= Mykola Stasyuk =

Mykola Stasyuk (Микола Стасюк) was a Ukrainian political and public figure from Katerynoslav or its province. He was a member of the first government of Ukraine as its Agriculture Minister and he was a member of the Central Council of Ukraine, prominent cooperator, writer, and memoirist, a chairman of the Ukrainian Peasants Union.

Some sources write his name as Mykola Mykolayovych Stasyuk (Tetyana Ostashko in Handbook on History of Ukraine), others - Mykola Mykhailovych Stasyuk (Mykola Chaban).

==Biography==
Officially, Mykola Stasyuk was born into a family of serviceman from Yekaterinoslav Governorate. Mykola Chaban, however, found some information about a student Nikolai Mikhailovich Stasyukov at the Saint Petersburg Mining Institute, which is very similar with biography of the Ukrainian minister Mykola Stasyuk.

According to Chaban, Stasyukov was born on 16 May 1885 in Yekaterinoslav. His father nobleman Mikhail Stefanovich Stasyukov was a veterinary doctor. His mother was called Yekaterina Naumovna Konoplia. Both of them were eastern Orthodox Christians. The boy was baptized on 23 May 1885 at Holy Trinity Church in Yekaterinoslav. The date of Stasyuk birth noted at the Petersburg archives was confirmed by the state archives documents of Dnipropetrovsk Oblast where survived metric books for the 1885th year.

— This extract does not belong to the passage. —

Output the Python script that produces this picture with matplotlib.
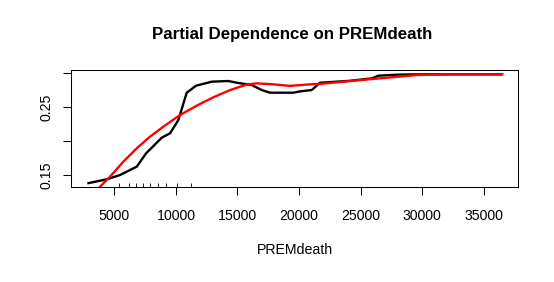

Mother of Stasyuk was one of the first female doctors in the region, his father owned a brick factory, his uncle worked at administration of the Yekaterina Railways with Adrian Kashchenko.

On 24 August 1894 Stasyuk entered the Katerynoslav realschule from which he graduated on 5 June 1901, finishing a complete course of studies at the school general department. From 18 August 1901 to 5 June 1902 Stasyuk took additional class at the school. Remarkable is that his father also graduated the school 20 years before him. As historical outline of the realschule testifies, Mikhail Stasyukov graduated from the general department in 1882 and in 1883, next year, he finished the additional seventh class of chemistry-technological department.